PROBLEM TO SOLVE:
Quote the entries word for word. Omit the pictures.

SUPPLIED DATA:
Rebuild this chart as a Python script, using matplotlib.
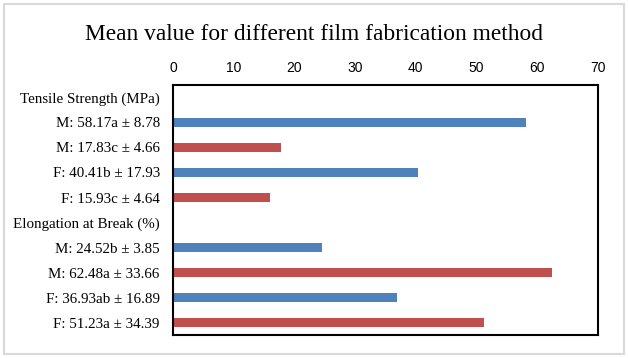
# bar chart of mean values for film fabrication methods
import numpy as np
import matplotlib.pyplot as plt
from matplotlib.patches import Rectangle

# category labels top to bottom
labels = ["Tensile Strength (MPa)",
          "M: 58.17a \u00b1 8.78",
          "M: 17.83c \u00b1 4.66",
          "F: 40.41b \u00b1 17.93",
          "F: 15.93c \u00b1 4.64",
          "Elongation at Break (%)",
          "M: 24.52b \u00b1 3.85",
          "M: 62.48a \u00b1 33.66",
          "F: 36.93ab \u00b1 16.89",
          "F: 51.23a \u00b1 34.39"]
# mean values (header rows have no bar)
values = [0, 58.17, 17.83, 40.41, 15.93, 0, 24.52, 62.48, 36.93, 51.23]
colors = ["none", "#4F81BD", "#C0504D", "#4F81BD", "#C0504D",
          "none", "#4F81BD", "#C0504D", "#4F81BD", "#C0504D"]
xticks = [0, 10, 20, 30, 40, 50, 60, 70]

fig = plt.figure(figsize=(6.28, 3.58), dpi=100)
ax = fig.add_axes([0.2755, 0.0642, 0.6765, 0.6984])

y = np.arange(len(labels))
ax.barh(y, values, height=0.34, color=colors)
ax.set_ylim(len(labels) - 0.5, -0.5)
ax.set_xlim(0, 70)

ax.set_yticks(y)
ax.set_yticklabels(labels, fontfamily="Liberation Serif", fontsize=10.8)
ax.set_xticks(xticks)
ax.set_xticklabels([str(t) for t in xticks], fontfamily="Liberation Sans", fontsize=10)
ax.xaxis.tick_top()
ax.tick_params(axis="both", length=0)
ax.tick_params(axis="x", pad=7)
ax.tick_params(axis="y", pad=9.5)
for s in ax.spines.values():
    s.set_linewidth(1.5)
    s.set_color("black")

fig.text(0.5, 0.905, "Mean value for different film fabrication method",
         ha="center", va="center", fontfamily="Liberation Serif", fontsize=16.8)

# light grey frame around the chart
fig.patches.append(Rectangle((0.006, 0.012), 0.988, 0.976, transform=fig.transFigure,
                             fill=False, edgecolor="#D9D9D9", linewidth=1.5))

fig.savefig("out.png", dpi=100)
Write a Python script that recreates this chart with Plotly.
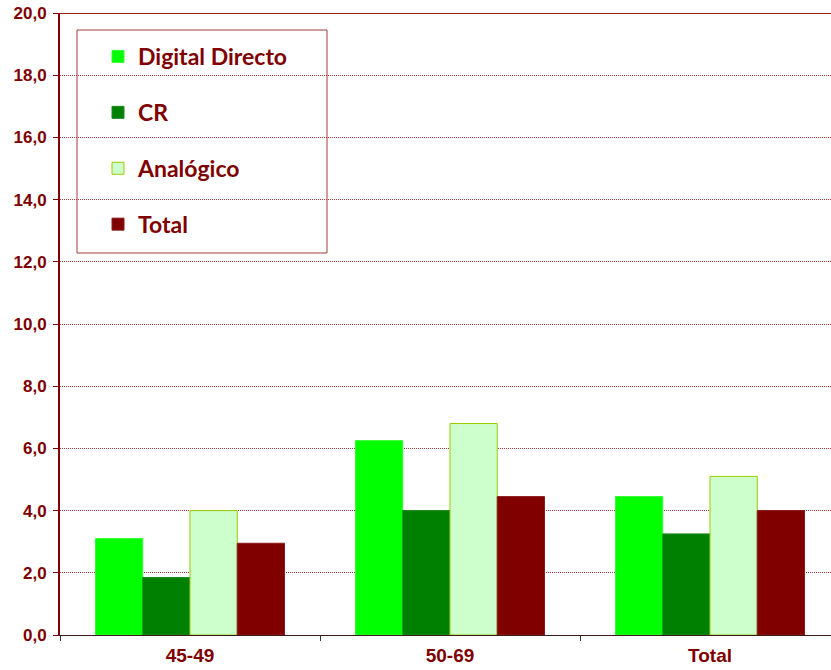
import plotly.graph_objects as go

categories = ["45-49", "50-69", "Total"]
digital_directo = [3.1, 6.25, 4.45]
cr = [1.85, 4.0, 3.25]
analogico = [4.0, 6.8, 5.1]
total = [2.95, 4.45, 4.0]

series_names = ["Digital Directo", "CR", "Analógico", "Total"]
series_values = [digital_directo, cr, analogico, total]
fill_colors = ["#00FF00", "#008000", "#CCFFCC", "#800000"]
line_colors = ["#33FF33", "#1A8A1A", "#99CC00", "#8C1A1A"]

DARK_RED = "#800000"

W, H = 831, 670
plot_left, plot_right, plot_top, plot_bottom = 60, 831, 13, 635
ml, mr, mt, mb = plot_left, W - plot_right, plot_top, H - plot_bottom
pw = W - ml - mr
ph = H - mt - mb


def px_x(sx):
    return (sx - plot_left) / pw


def px_y(sy):
    return (plot_bottom - sy) / ph


fig = go.Figure()
for i, (name, vals) in enumerate(zip(series_names, series_values)):
    fig.add_trace(go.Bar(
        x=categories, y=vals, name=name,
        marker=dict(color=fill_colors[i], line=dict(color=line_colors[i], width=1)),
        legendgroup=f"g{i}",
    ))

fig.update_layout(
    width=W, height=H,
    margin=dict(l=ml, r=mr, t=mt, b=mb, autoexpand=False),
    paper_bgcolor="white", plot_bgcolor="white",
    barmode="group", bargap=0.273, bargroupgap=0,
    separators=",.",
    showlegend=True,
    legend=dict(
        x=px_x(98), y=px_y(35), xanchor="left", yanchor="top",
        bgcolor="rgba(0,0,0,0)", borderwidth=0,
        font=dict(family="Lato", size=23, color=DARK_RED, weight="bold"),
        traceorder="grouped", tracegroupgap=23, itemwidth=30,
    ),
    xaxis=dict(
        type="category", automargin=False,
        range=[-0.5, 2.5 - 9 / 260],
        showline=True, linecolor="#3a1a1a", linewidth=1,
        ticks="outside", tickson="boundaries", ticklen=5, tickcolor="#333333",
        ticklabelstandoff=3,
        tickfont=dict(family="Liberation Sans", size=19, color=DARK_RED, weight="bold"),
        showgrid=False,
    ),
    yaxis=dict(
        automargin=False,
        range=[0, 20], dtick=2, tickformat=".1f",
        showline=True, linecolor=DARK_RED, linewidth=2,
        ticks="outside", ticklen=5, tickcolor=DARK_RED, ticklabelstandoff=3,
        tickfont=dict(family="Liberation Sans", size=17, color=DARK_RED, weight="bold"),
        showgrid=True, gridcolor="#A33A3A", gridwidth=1, griddash="1px,1px",
        zeroline=False,
    ),
    shapes=[
        dict(type="line", xref="paper", yref="y", x0=0, x1=1, y0=20, y1=20,
             line=dict(color="#9A1F1F", width=2)),
        dict(type="rect", xref="paper", yref="paper",
             x0=px_x(77), x1=px_x(327), y0=px_y(253), y1=px_y(30),
             line=dict(color="#A33A3A", width=1), fillcolor="white", layer="below"),
    ],
)

fig.write_html("out.html", config={"displayModeBar": False},
               post_script="document.body.style.margin='0';")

CORRECT ANSWER:
Rebuild this chart as a Python script, using matplotlib.
# bar chart of mean values for film fabrication methods
import numpy as np
import matplotlib.pyplot as plt
from matplotlib.patches import Rectangle

# category labels top to bottom
labels = ["Tensile Strength (MPa)",
          "M: 58.17a \u00b1 8.78",
          "M: 17.83c \u00b1 4.66",
          "F: 40.41b \u00b1 17.93",
          "F: 15.93c \u00b1 4.64",
          "Elongation at Break (%)",
          "M: 24.52b \u00b1 3.85",
          "M: 62.48a \u00b1 33.66",
          "F: 36.93ab \u00b1 16.89",
          "F: 51.23a \u00b1 34.39"]
# mean values (header rows have no bar)
values = [0, 58.17, 17.83, 40.41, 15.93, 0, 24.52, 62.48, 36.93, 51.23]
colors = ["none", "#4F81BD", "#C0504D", "#4F81BD", "#C0504D",
          "none", "#4F81BD", "#C0504D", "#4F81BD", "#C0504D"]
xticks = [0, 10, 20, 30, 40, 50, 60, 70]

fig = plt.figure(figsize=(6.28, 3.58), dpi=100)
ax = fig.add_axes([0.2755, 0.0642, 0.6765, 0.6984])

y = np.arange(len(labels))
ax.barh(y, values, height=0.34, color=colors)
ax.set_ylim(len(labels) - 0.5, -0.5)
ax.set_xlim(0, 70)

ax.set_yticks(y)
ax.set_yticklabels(labels, fontfamily="Liberation Serif", fontsize=10.8)
ax.set_xticks(xticks)
ax.set_xticklabels([str(t) for t in xticks], fontfamily="Liberation Sans", fontsize=10)
ax.xaxis.tick_top()
ax.tick_params(axis="both", length=0)
ax.tick_params(axis="x", pad=7)
ax.tick_params(axis="y", pad=9.5)
for s in ax.spines.values():
    s.set_linewidth(1.5)
    s.set_color("black")

fig.text(0.5, 0.905, "Mean value for different film fabrication method",
         ha="center", va="center", fontfamily="Liberation Serif", fontsize=16.8)

# light grey frame around the chart
fig.patches.append(Rectangle((0.006, 0.012), 0.988, 0.976, transform=fig.transFigure,
                             fill=False, edgecolor="#D9D9D9", linewidth=1.5))

fig.savefig("out.png", dpi=100)
Write a Python script that recreates this chart with Plotly.
import plotly.graph_objects as go

categories = ["45-49", "50-69", "Total"]
digital_directo = [3.1, 6.25, 4.45]
cr = [1.85, 4.0, 3.25]
analogico = [4.0, 6.8, 5.1]
total = [2.95, 4.45, 4.0]

series_names = ["Digital Directo", "CR", "Analógico", "Total"]
series_values = [digital_directo, cr, analogico, total]
fill_colors = ["#00FF00", "#008000", "#CCFFCC", "#800000"]
line_colors = ["#33FF33", "#1A8A1A", "#99CC00", "#8C1A1A"]

DARK_RED = "#800000"

W, H = 831, 670
plot_left, plot_right, plot_top, plot_bottom = 60, 831, 13, 635
ml, mr, mt, mb = plot_left, W - plot_right, plot_top, H - plot_bottom
pw = W - ml - mr
ph = H - mt - mb


def px_x(sx):
    return (sx - plot_left) / pw


def px_y(sy):
    return (plot_bottom - sy) / ph


fig = go.Figure()
for i, (name, vals) in enumerate(zip(series_names, series_values)):
    fig.add_trace(go.Bar(
        x=categories, y=vals, name=name,
        marker=dict(color=fill_colors[i], line=dict(color=line_colors[i], width=1)),
        legendgroup=f"g{i}",
    ))

fig.update_layout(
    width=W, height=H,
    margin=dict(l=ml, r=mr, t=mt, b=mb, autoexpand=False),
    paper_bgcolor="white", plot_bgcolor="white",
    barmode="group", bargap=0.273, bargroupgap=0,
    separators=",.",
    showlegend=True,
    legend=dict(
        x=px_x(98), y=px_y(35), xanchor="left", yanchor="top",
        bgcolor="rgba(0,0,0,0)", borderwidth=0,
        font=dict(family="Lato", size=23, color=DARK_RED, weight="bold"),
        traceorder="grouped", tracegroupgap=23, itemwidth=30,
    ),
    xaxis=dict(
        type="category", automargin=False,
        range=[-0.5, 2.5 - 9 / 260],
        showline=True, linecolor="#3a1a1a", linewidth=1,
        ticks="outside", tickson="boundaries", ticklen=5, tickcolor="#333333",
        ticklabelstandoff=3,
        tickfont=dict(family="Liberation Sans", size=19, color=DARK_RED, weight="bold"),
        showgrid=False,
    ),
    yaxis=dict(
        automargin=False,
        range=[0, 20], dtick=2, tickformat=".1f",
        showline=True, linecolor=DARK_RED, linewidth=2,
        ticks="outside", ticklen=5, tickcolor=DARK_RED, ticklabelstandoff=3,
        tickfont=dict(family="Liberation Sans", size=17, color=DARK_RED, weight="bold"),
        showgrid=True, gridcolor="#A33A3A", gridwidth=1, griddash="1px,1px",
        zeroline=False,
    ),
    shapes=[
        dict(type="line", xref="paper", yref="y", x0=0, x1=1, y0=20, y1=20,
             line=dict(color="#9A1F1F", width=2)),
        dict(type="rect", xref="paper", yref="paper",
             x0=px_x(77), x1=px_x(327), y0=px_y(253), y1=px_y(30),
             line=dict(color="#A33A3A", width=1), fillcolor="white", layer="below"),
    ],
)

fig.write_html("out.html", config={"displayModeBar": False},
               post_script="document.body.style.margin='0';")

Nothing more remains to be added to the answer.